Instructions for the task: Wherever the word "this" appears in a line, copy that line.

Provided data:
● ● ● ● ● ● ●

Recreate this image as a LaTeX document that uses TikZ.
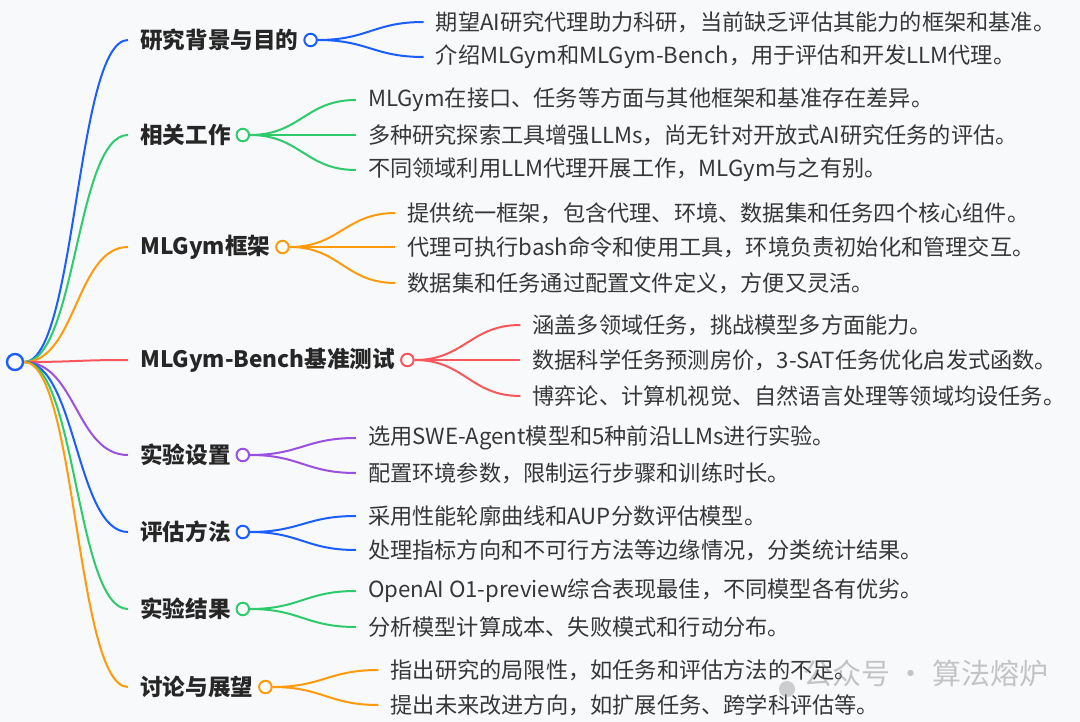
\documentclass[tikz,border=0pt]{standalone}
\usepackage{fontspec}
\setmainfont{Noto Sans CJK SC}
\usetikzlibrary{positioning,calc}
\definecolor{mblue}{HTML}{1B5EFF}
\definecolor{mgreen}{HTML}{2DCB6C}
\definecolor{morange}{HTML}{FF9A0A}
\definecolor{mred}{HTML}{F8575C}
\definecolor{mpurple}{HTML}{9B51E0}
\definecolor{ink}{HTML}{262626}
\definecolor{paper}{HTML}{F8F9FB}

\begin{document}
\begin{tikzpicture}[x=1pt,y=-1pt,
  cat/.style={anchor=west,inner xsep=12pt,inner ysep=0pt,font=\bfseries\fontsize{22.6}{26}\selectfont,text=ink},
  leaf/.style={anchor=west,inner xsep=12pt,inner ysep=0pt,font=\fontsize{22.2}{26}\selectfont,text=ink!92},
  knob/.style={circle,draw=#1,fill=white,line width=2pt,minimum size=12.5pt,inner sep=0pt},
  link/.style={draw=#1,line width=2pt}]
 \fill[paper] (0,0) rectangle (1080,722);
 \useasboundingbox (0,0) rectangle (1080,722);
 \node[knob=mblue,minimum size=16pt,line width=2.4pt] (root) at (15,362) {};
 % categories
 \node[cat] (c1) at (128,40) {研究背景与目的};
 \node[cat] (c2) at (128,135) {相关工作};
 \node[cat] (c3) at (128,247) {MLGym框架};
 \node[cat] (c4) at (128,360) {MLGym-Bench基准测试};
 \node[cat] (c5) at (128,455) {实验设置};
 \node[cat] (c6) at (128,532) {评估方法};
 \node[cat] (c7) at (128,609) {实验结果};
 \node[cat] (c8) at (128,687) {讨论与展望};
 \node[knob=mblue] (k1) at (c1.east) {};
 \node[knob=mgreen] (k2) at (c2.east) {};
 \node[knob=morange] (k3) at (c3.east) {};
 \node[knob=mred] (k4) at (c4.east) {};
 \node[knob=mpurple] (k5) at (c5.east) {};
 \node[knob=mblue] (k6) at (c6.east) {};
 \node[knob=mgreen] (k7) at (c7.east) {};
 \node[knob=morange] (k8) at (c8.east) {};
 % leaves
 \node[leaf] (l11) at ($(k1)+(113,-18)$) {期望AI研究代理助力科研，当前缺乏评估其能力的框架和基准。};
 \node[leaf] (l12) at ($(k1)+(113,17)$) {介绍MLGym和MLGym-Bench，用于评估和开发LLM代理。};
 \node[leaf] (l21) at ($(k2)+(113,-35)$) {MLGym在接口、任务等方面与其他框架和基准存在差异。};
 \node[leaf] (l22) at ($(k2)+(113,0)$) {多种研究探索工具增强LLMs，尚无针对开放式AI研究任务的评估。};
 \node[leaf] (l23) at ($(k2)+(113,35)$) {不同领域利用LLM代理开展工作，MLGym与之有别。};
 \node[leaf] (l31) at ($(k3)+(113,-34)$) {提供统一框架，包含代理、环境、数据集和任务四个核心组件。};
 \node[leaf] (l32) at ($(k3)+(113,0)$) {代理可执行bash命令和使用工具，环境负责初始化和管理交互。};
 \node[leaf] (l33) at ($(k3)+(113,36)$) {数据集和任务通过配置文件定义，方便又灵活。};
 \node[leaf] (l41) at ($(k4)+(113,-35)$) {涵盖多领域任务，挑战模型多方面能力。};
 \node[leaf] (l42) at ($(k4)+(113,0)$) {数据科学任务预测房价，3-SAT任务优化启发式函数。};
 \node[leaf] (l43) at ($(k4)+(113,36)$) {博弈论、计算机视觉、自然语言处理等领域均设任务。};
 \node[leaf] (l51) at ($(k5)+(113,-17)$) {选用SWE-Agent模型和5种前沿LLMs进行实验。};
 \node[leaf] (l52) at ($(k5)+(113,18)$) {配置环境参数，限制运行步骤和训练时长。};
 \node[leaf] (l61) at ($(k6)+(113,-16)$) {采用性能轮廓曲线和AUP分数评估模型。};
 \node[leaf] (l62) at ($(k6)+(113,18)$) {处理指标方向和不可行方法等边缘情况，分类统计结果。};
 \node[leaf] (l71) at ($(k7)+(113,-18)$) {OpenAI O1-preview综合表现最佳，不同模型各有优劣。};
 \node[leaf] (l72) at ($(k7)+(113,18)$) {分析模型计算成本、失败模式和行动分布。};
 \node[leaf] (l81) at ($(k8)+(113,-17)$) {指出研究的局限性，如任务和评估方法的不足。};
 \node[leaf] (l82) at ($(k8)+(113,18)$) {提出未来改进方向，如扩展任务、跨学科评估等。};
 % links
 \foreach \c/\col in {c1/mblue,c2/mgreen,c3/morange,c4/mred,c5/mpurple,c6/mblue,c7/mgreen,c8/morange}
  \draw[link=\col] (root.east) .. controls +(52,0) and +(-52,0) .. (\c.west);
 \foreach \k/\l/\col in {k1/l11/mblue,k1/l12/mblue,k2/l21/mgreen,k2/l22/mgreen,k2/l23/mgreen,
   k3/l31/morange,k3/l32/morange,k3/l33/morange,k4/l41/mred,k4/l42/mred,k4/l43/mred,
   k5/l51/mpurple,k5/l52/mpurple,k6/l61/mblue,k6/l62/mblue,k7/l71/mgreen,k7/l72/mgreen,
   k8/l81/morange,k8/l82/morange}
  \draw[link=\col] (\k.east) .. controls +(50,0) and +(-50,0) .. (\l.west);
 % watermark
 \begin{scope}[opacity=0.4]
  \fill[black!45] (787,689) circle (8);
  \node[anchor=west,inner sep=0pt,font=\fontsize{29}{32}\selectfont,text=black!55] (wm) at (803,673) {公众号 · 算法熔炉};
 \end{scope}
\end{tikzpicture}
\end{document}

● ● ● ● ● ● ●

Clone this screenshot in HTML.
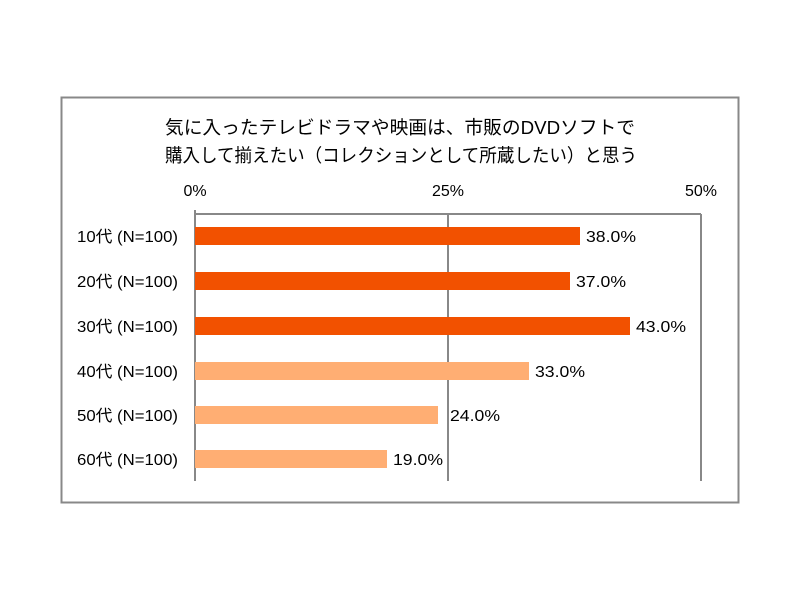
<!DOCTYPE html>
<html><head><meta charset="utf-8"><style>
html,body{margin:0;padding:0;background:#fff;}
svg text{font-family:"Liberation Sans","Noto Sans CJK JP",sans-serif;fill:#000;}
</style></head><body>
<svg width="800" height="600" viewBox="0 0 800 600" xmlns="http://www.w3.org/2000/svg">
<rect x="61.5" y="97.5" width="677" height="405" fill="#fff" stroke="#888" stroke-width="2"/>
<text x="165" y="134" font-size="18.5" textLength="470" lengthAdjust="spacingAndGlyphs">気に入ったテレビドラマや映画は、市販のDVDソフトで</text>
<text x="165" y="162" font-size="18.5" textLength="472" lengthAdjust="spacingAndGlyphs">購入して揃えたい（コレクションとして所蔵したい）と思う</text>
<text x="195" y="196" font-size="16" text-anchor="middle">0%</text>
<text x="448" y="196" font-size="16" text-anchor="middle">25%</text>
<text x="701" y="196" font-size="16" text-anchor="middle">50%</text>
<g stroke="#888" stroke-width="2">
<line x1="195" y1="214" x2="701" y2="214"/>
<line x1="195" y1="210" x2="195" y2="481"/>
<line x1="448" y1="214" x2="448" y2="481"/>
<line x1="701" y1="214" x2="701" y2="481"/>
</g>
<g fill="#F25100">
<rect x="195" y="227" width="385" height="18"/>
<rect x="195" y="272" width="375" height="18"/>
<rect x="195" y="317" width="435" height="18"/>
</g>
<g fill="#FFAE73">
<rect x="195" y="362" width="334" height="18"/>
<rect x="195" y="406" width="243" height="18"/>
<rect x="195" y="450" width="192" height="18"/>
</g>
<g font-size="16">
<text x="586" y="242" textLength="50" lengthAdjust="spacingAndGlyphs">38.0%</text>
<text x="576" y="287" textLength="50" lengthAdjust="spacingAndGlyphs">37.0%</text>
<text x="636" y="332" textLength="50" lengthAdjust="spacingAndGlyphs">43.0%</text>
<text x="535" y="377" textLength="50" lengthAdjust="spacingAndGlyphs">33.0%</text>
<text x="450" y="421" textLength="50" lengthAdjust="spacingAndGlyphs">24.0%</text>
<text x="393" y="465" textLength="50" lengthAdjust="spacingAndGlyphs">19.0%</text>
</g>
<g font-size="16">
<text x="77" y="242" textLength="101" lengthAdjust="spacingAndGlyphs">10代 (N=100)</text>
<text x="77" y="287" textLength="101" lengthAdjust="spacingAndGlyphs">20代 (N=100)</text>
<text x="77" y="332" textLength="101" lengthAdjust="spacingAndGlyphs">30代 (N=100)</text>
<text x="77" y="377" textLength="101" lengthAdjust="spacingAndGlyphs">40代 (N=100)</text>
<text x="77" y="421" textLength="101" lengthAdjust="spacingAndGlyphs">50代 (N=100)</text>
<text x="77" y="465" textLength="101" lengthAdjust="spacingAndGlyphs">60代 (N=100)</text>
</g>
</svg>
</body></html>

● ● ● ● ● ● ●

Final result:
Recreate this image as a LaTeX document that uses TikZ.
Clone this screenshot in HTML.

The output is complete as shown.